Auroraは2021年後半にインストールが始まり、2022年末に検収が終わる予定になった

Knights Hillの開発中止は
10nmプロセスの遅延が原因

 さて、ここまでは表向きの話である。裏向きというか本当はどうかといえば、インテルが2018年までにKnights Hillを提供するのが絶望的であり、システムを期限までに納入できるめどが立たなくなった、と認識されている。実際Damkroger氏の言及が事実だとしても、Knights Hillを中止する理由はどこにもないからだ。

 すでにKnighs LandingベースのXeon Phiが多くのシステムで利用されているわけで、もしKnights Hillに問題がないのであれば、Aurora以外のシステムでこれは多く利用されることになるだろう。

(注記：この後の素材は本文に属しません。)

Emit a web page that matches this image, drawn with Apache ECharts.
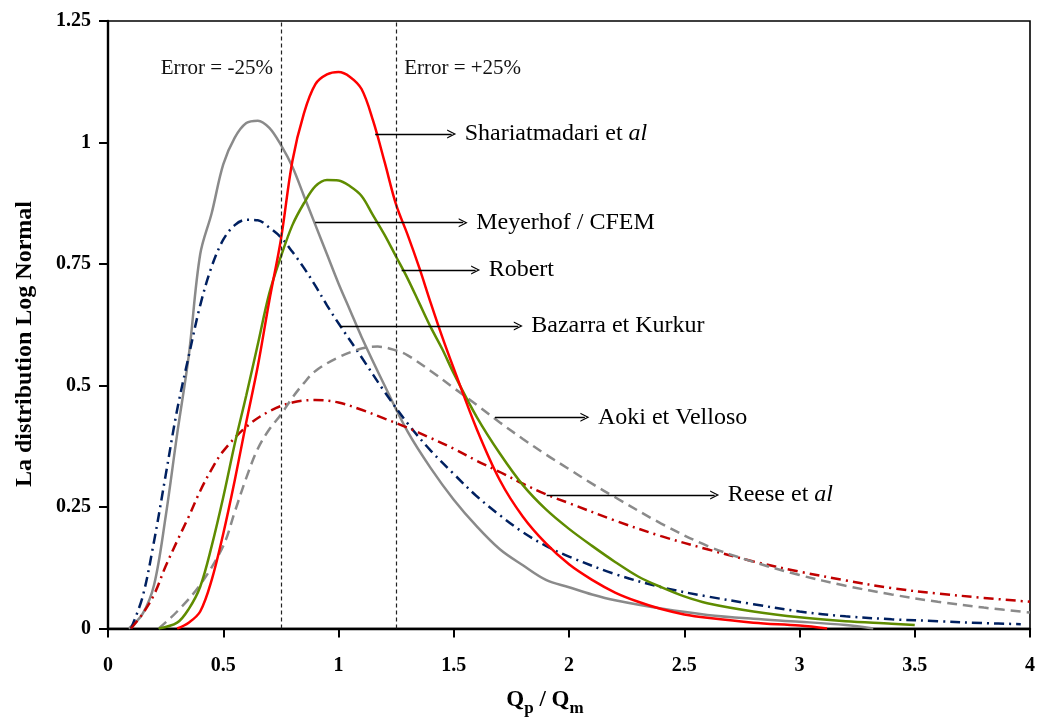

 どこにも中止する理由はないし、逆に中止してしまうと、現在Knights Landingを使っているシステムのアップグレードパスが当面途切れてしまうことになる。というより途切れることが決定してしまった。

 ではなぜインテルがKnights Hillの開発に失敗したかといえば、おそらく10nmプロセスの開発の遅延のためだろう。連載429回でも書いたが、そもそも10nm世代がまるまる1年遅延なので、どんなに急いでもKnights Hillが登場するのは2019年以降ということになる。これは、いくらなんでも遅すぎる。

 すでにNVIDIAはVolta世代で7.8TFLOPS(DP)/15.7TFLOPS(SP)の演算性能を誇っている。一方Knights HillはDPで5TFLOPS以上、という数字が示されてはいるが、Voltaに追いつくところまでは行っていない。

 しかも2019年ということでは、NVIDIAにしてもVoltaの次が出ているあたりで、差はさらに開くことになるだろう。こうなると、商品価値そのものが疑われかねないことになる。Knights Hillを中止した理由は、おそらくこのあたりにあるのだろう。

 PSCはなぜこれを受け入れたかといえば、現実問題としてインテル/Crayにキャンセルを出したとして、代案をもう一度出して、入札をして……の過程を繰り返したところで、2018~2019年にシステムが間に合う可能性はない。

 またCoralそのものの提案を出し直すと、IBM/NVIDIA連合によるSummit/Sierraの契約にも影響が出かねない。ある意味苦肉の策だったのではないかと思う。

 同種の話はASCIのときにもあった。ASCI Qは当初30TFLOPSを狙ったはずが、いつの間にか20TFLOPSに性能が切り下がったりしているあたり、よく言えば柔軟な対応、悪く言えばずぶずぶというあたりだろうか。今回も同種の話だったのだろうと想像される。